I played capture the flag as a kid in summer camp and then set it up for other kids when I was a teenager. I became an expert swimmer at the Y and then helped kids who had never been in a pool learn how to do the front crawl.
In the process, I came to learn one of the core lessons of life: When you can’t do for yourself, others do for you. And when you can, you do for others.
I don’t think anybody ever actually said that to me directly. At the Y, you learned life lessons through actions, not words. The one crucial exception was a sign above the front desk that read, “No Youth Turned Away for Inability to Pay.”
I had grown up comfortably middle class, and a Y membership was just one of the regular privileges of daily life for my friends and me. But looking at that sign each afternoon helped instill in me a consciousness that what I took for granted many others lacked and that it was the job of institutions to help level that playing field.
An institution is essentially a group of people who gather to create patterns of activity that benefit themselves and others. If you have enough such groups, and they are sufficiently networked together, you have a civil society. And civil society, as much as voting, free speech, separation of powers, and equal rights, is what makes a democracy.
Most of it does not take place in fancy rooms. Most of it is not run by famous people.
Rather, it’s plumbers and police officers, accountants and insurance agents who volunteer to coach their kids’ Y basketball team in a modest facility after work.
And when they are asked to organize the annual basketball tournament, they figure they have a stake because their kids play, so they say “yes.”

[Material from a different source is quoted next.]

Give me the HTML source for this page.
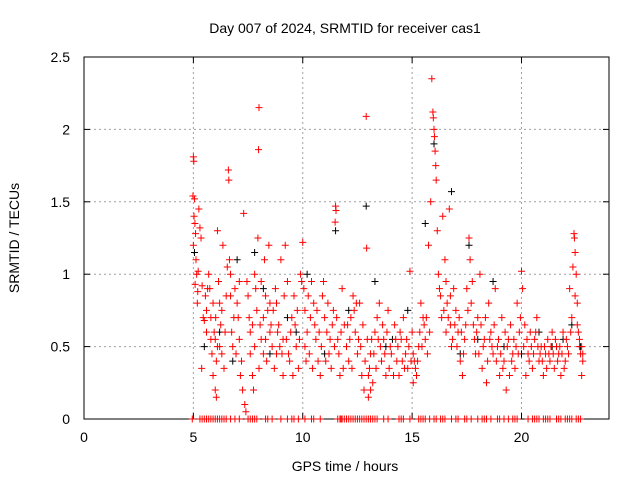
<!DOCTYPE html>
<html><head><meta charset="utf-8"><style>body{margin:0;background:#fff}svg{display:block;font-family:"Liberation Sans",sans-serif}</style></head>
<body>
<svg id="chart" width="640" height="480" xmlns="http://www.w3.org/2000/svg">
<text x="345" y="33" text-anchor="middle" font-size="14">Day 007 of 2024, SRMTID for receiver cas1</text>
<text x="345" y="471" text-anchor="middle" font-size="14">GPS time / hours</text>
<text transform="translate(19,238) rotate(-90)" text-anchor="middle" font-size="14">SRMTID / TECUs</text>
<g id="grid"></g>
<g id="axes"></g>
<g id="marks"></g>
</svg>
<script>
const xTicks=[0,5,10,15,20];
const yTicks=[0,0.5,1,1.5,2,2.5];
const yTickLabels=["0","0.5","1","1.5","2","2.5"];
const redT=[5.0,5.02,4.98,5.05,5.03,5.07,5.1,5.0,5.12,5.15,5.08,5.2,5.18,5.25,5.3,5.35,5.22,5.4,5.45,5.5,5.38,5.55,5.6,5.7,5.75,5.8,5.85,5.9,5.95,6.0,6.02,6.05,6.1,6.1,6.15,6.2,6.25,6.3,6.35,6.4,6.5,6.55,6.6,6.62,6.65,6.7,6.75,6.8,6.9,7.0,7.05,7.1,7.2,7.25,7.3,7.35,7.4,7.45,7.5,7.55,7.6,7.7,7.75,7.8,7.85,7.95,8.0,7.98,8.05,8.1,8.2,8.25,8.3,8.4,8.45,8.5,8.6,8.7,8.75,8.8,8.9,9.0,9.05,9.1,9.2,9.25,9.3,9.4,9.5,9.6,9.7,9.8,9.9,10.0,10.05,10.1,10.2,10.3,10.4,10.5,10.6,10.7,10.8,10.9,11.0,11.1,11.2,11.3,11.4,11.5,11.52,11.48,11.6,11.7,11.8,11.9,12.0,12.1,12.2,12.3,12.4,12.5,12.6,12.7,12.8,12.9,12.92,12.95,13.0,13.05,13.1,13.2,13.3,13.4,13.5,13.6,13.7,13.8,13.9,14.0,14.2,14.3,14.4,14.5,14.6,14.7,14.8,14.9,15.0,15.05,15.1,15.2,15.3,15.4,15.5,15.6,15.7,15.75,15.85,15.9,15.95,15.97,16.0,16.02,16.05,16.08,16.1,16.15,16.2,16.3,16.35,16.4,16.5,16.55,16.6,16.7,16.75,16.8,16.9,17.0,17.1,17.2,17.3,17.4,17.5,17.6,17.65,17.7,17.8,17.9,18.0,18.1,18.2,18.3,18.4,18.5,18.6,18.7,18.8,18.9,19.0,19.1,19.2,19.3,19.4,19.5,19.6,19.7,19.8,19.9,20.0,20.05,20.1,20.2,20.3,20.4,20.5,20.6,20.7,20.8,20.9,21.0,21.1,21.2,21.3,21.4,21.5,21.6,21.7,21.8,21.9,22.0,22.1,22.2,22.3,22.35,22.4,22.42,22.45,22.5,22.55,22.6,22.65,22.7,22.8,22.75,
5.6,5.65,5.8,5.9,6.0,6.05,6.2,6.3,6.45,6.7,6.85,6.95,7.1,7.15,7.6,7.7,7.8,7.9,8.0,8.1,8.2,8.3,8.35,8.5,8.55,8.65,8.8,8.85,8.95,9.1,9.15,9.35,9.45,9.55,9.65,9.75,9.85,9.95,10.1,10.15,10.25,10.35,10.45,10.55,10.65,10.75,10.85,10.95,11.05,11.15,11.25,11.35,11.45,11.55,11.65,11.75,11.85,12.05,12.15,12.25,12.35,12.45,12.55,12.65,12.75,12.85,13.0,13.1,13.15,13.25,13.35,13.45,13.55,13.65,13.75,13.85,13.95,14.05,14.15,14.25,14.35,14.45,14.55,14.65,14.75,14.85,14.95,15.05,15.15,15.25,15.35,15.45,15.55,15.65,15.8,16.25,16.45,16.55,16.65,16.75,16.85,16.95,17.05,17.15,17.25,17.35,17.45,17.55,17.75,17.85,17.95,18.05,18.15,18.25,18.35,18.45,18.55,18.65,18.75,18.85,18.95,19.05,19.15,19.25,19.35,19.45,19.55,19.65,19.75,19.85,19.95,20.15,20.25,20.35,20.45,20.55,20.65,20.75,20.85,20.95,21.05,21.15,21.25,21.35,21.45,21.55,21.65,21.75,21.85,21.95,22.05,22.15,22.25,22.45,22.55,22.65,22.75,22.8];
const redV=[1.81,1.78,1.54,1.52,1.4,1.35,1.28,1.2,1.1,1.0,0.93,0.88,0.8,1.45,1.32,1.25,1.02,0.92,0.7,0.68,0.35,0.85,0.75,1.0,0.9,0.55,0.45,0.3,0.6,0.2,0.7,0.15,0.5,1.3,0.95,0.8,0.65,0.45,1.2,0.35,0.85,1.05,1.72,1.65,1.1,1.0,0.6,0.5,0.9,0.8,0.7,0.55,0.4,0.2,1.42,0.1,0.05,0.95,0.85,0.7,0.6,0.3,0.2,1.0,0.9,1.25,2.15,1.86,0.65,0.55,0.45,1.1,0.85,0.75,1.2,0.6,0.5,0.35,0.9,0.8,0.65,1.1,0.45,0.3,1.2,0.55,0.95,0.4,0.7,0.85,0.5,0.35,1.0,1.22,0.9,0.75,0.6,0.45,0.95,0.8,0.55,0.4,0.3,0.85,0.7,0.6,0.45,0.35,0.75,1.47,1.44,1.36,0.55,0.3,0.9,0.65,0.5,0.4,0.7,0.85,0.6,0.45,0.8,0.3,0.2,2.09,1.18,0.55,0.15,0.35,0.45,0.25,0.6,0.7,0.8,0.4,0.55,0.3,0.75,0.5,0.65,0.4,0.3,0.55,0.7,0.45,0.35,1.02,0.6,0.25,0.4,0.3,0.5,0.8,0.7,0.55,0.45,1.2,1.5,2.35,2.12,2.08,2.0,1.95,1.85,1.75,1.65,1.3,1.0,0.85,0.7,1.4,1.1,0.95,0.8,1.45,0.65,0.5,0.9,0.75,0.6,0.4,0.3,0.55,0.9,1.25,1.1,0.8,0.65,0.45,0.7,1.0,0.35,0.55,0.25,0.8,0.6,0.45,0.9,0.5,0.3,0.7,0.4,0.2,0.55,0.65,0.45,0.35,0.8,0.6,1.02,0.9,0.5,0.3,0.45,0.6,0.35,0.55,0.7,0.4,0.5,0.3,0.45,0.55,0.4,0.6,0.35,0.5,0.45,0.3,0.6,0.4,0.5,0.9,0.7,1.05,1.28,1.25,1.15,1.0,0.8,0.6,0.5,0.45,0.4,0.3,
0.6,0.9,0.7,0.8,0.55,0.4,0.5,0.75,0.6,0.85,0.7,0.45,0.95,0.3,0.45,0.65,0.5,0.75,0.35,0.95,0.7,0.55,0.4,0.8,0.65,0.75,0.45,0.6,0.5,0.55,0.85,0.45,0.6,0.3,0.65,0.75,0.55,0.95,0.5,0.4,0.85,0.7,0.35,0.65,0.75,0.6,0.5,0.95,0.4,0.8,0.55,0.65,0.5,0.7,0.45,0.6,0.35,0.65,0.55,0.35,0.75,0.8,0.55,0.5,0.65,0.4,0.3,0.2,0.55,0.45,0.35,0.55,0.5,0.65,0.45,0.6,0.35,0.45,0.3,0.55,0.5,0.6,0.4,0.35,0.55,0.5,0.4,0.45,0.35,0.4,0.6,0.5,0.65,0.7,0.6,0.9,0.75,0.6,0.7,0.85,0.55,0.65,0.5,0.7,0.6,0.45,0.65,0.75,0.95,0.55,0.6,0.45,0.65,0.5,0.7,0.4,0.55,0.5,0.65,0.4,0.55,0.45,0.35,0.6,0.5,0.3,0.4,0.55,0.5,0.45,0.7,0.65,0.55,0.4,0.5,0.45,0.6,0.5,0.45,0.4,0.5,0.35,0.45,0.5,0.45,0.55,0.4,0.5,0.45,0.35,0.55,0.45,0.6,0.85,0.65,0.55,0.5,0.45];
const blackT=[5.05,5.5,6.8,7.0,7.8,8.2,9.3,10.2,11.0,11.5,12.1,12.9,13.3,14.1,14.8,15.6,16.0,16.8,17.2,17.6,18.0,18.7,19.2,20.0,20.8,21.4,21.9,22.3,22.7,6.2,8.5,9.7,13.8];
const blackV=[1.15,0.5,0.4,1.1,1.15,0.9,0.7,1.0,0.45,1.3,0.75,1.47,0.95,0.55,0.75,1.35,1.9,1.57,0.45,1.2,0.55,0.95,0.5,0.45,0.6,0.5,0.55,0.65,0.5,0.6,0.45,0.6,0.5];
const zeroT=[4.95,5.3,5.5,5.7,5.9,6.1,6.4,6.7,6.9,7.1,7.5,7.7,7.9,8.3,8.6,9.0,9.3,9.6,9.8,10.1,10.4,10.8,11.6,11.75,11.9,12.1,12.3,12.5,12.7,12.9,13.1,13.4,13.7,13.9,14.4,14.6,14.9,15.3,15.6,15.8,16.0,16.3,16.5,16.8,17.1,17.4,17.7,18.0,18.3,18.6,18.9,19.2,19.4,19.6,19.8,20.3,20.5,20.8,21.1,21.3,21.6,21.8,22.1,22.3,22.5,22.7,
5.4,5.6,5.8,6.0,6.2,6.3,6.5,7.6,7.8,8.4,9.5,10.5,11.7,11.8,12.0,12.2,12.4,12.6,12.8,13.0,13.2,13.3,14.5,15.4,15.5,16.1,16.4,17.0,17.5,18.2,18.4,19.0,19.7,20.6,20.7,21.0,21.2,21.7,22.0,22.2,22.6];

const L=84,R=609,T=57,B=419,XMAX=24,YMAX=2.5;
const sx=v=>L+v/XMAX*(R-L), sy=v=>B-v/YMAX*(B-T);
const NS="http://www.w3.org/2000/svg";
function mk(tag,attrs,parent){const e=document.createElementNS(NS,tag);for(const k in attrs)e.setAttribute(k,attrs[k]);parent.appendChild(e);return e;}
const grid=document.getElementById('grid'),axes=document.getElementById('axes'),marks=document.getElementById('marks');
xTicks.forEach(t=>{const x=sx(t);
 if(t>0){const g=mk('line',{x1:x,y1:T,x2:x,y2:B,stroke:'#a0a0a0','stroke-dasharray':'2,3'},grid);
 
 }
 mk('line',{x1:x,y1:B,x2:x,y2:B-6,stroke:'#000'},axes);
 mk('line',{x1:x,y1:T,x2:x,y2:T+6,stroke:'#000'},axes);
 const tx=mk('text',{x:x,y:442,'text-anchor':'middle','font-size':14},axes);tx.textContent=t;
 
 });
yTicks.forEach((t,i)=>{const y=sy(t);
 if(t>0&&t<YMAX){const g=mk('line',{x1:L,y1:y,x2:R,y2:y,stroke:'#a0a0a0','stroke-dasharray':'2,3'},grid);
 
 }
 mk('line',{x1:L,y1:y,x2:L+6,y2:y,stroke:'#000'},axes);
 mk('line',{x1:R,y1:y,x2:R-6,y2:y,stroke:'#000'},axes);
 const tx=mk('text',{x:70,y:y+5,'text-anchor':'end','font-size':14},axes);tx.textContent=yTickLabels[i];
 
 });
const frame=mk('rect',{x:L,y:T,width:R-L,height:B-T,fill:'none',stroke:'#000'},axes);


function plus(t,v,color,name){const x=sx(t),y=sy(v);
 const p=mk('path',{d:`M${x-3.5},${y}h7M${x},${y-3.5}v7`,stroke:color,'stroke-width':1,fill:'none'},marks);
 
 }
blackT.forEach((t,i)=>plus(t,blackV[i],'#000','black-point'));
redT.forEach((t,i)=>plus(t,redV[i],'#f00','red-point'));
zeroT.forEach(t=>plus(t,0,'#f00','zero-point'));
</script>
</body></html>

And when they are asked to chair the annual benefit, they figure they owe it to the parents of the kids who play on the team with their kids, so they say “yes.”
And when they are asked to serve on the board and be part of the campaign to upgrade that modest facility, they haven’t said “no” in so long that the word barely exists in their vocabulary anymore. So they say what they always say, which is “yes.”
Creating Community
And then they realize that their kids have grown up and are out of the house and haven’t stepped foot in that Y in years. What they are doing is now mostly for other people’s kids. That makes the “yes” even more meaningful.
We call that community.
Truth be told, I didn’t always appreciate that notion of community. As my high school friend, writer and editor Amanda Fortini, notes in a beautiful essay about our hometown, it could feel confining to the nonconformists and the ambitious.
I styled myself as both of those things and for a time, while in college, believed that entry into the club of ambitious nonconformists required open defiance of the place where I was formed and the teachers and counselors who helped form me.
I affected Jeff Tweedy’s snarl when he shouted the last line of the Wilco song Misunderstood: “I want to thank you all for nothin’ at all.”
Thankfully that was a temporary stage, and my adolescent rage came and went.
Most of my life since then has actually been about nurturing the seeds that were planted in me by the Y. So when I was asked to speak at its annual event, my answer was an enthusiastic “yes.”
Here is the gist of what I said that night: Kids who were mean to each other at school were nice to each other at the Y. Somehow, the Y created a space where it was easier for people to be good to one another. In so many ways, my whole career has been about trying to replicate those spaces. One of the projects through which my organization is attempting to do that is called Team Up, which is committed to cultivating cooperation across differences. Fittingly, one of our key partners is the Y.
Running high-profile national initiatives such as Team Up has brought me into lots of fancy rooms with lots of famous and influential people. But no place matters more than the place where you first learn those values. And no people are more important than those who first teach them to you.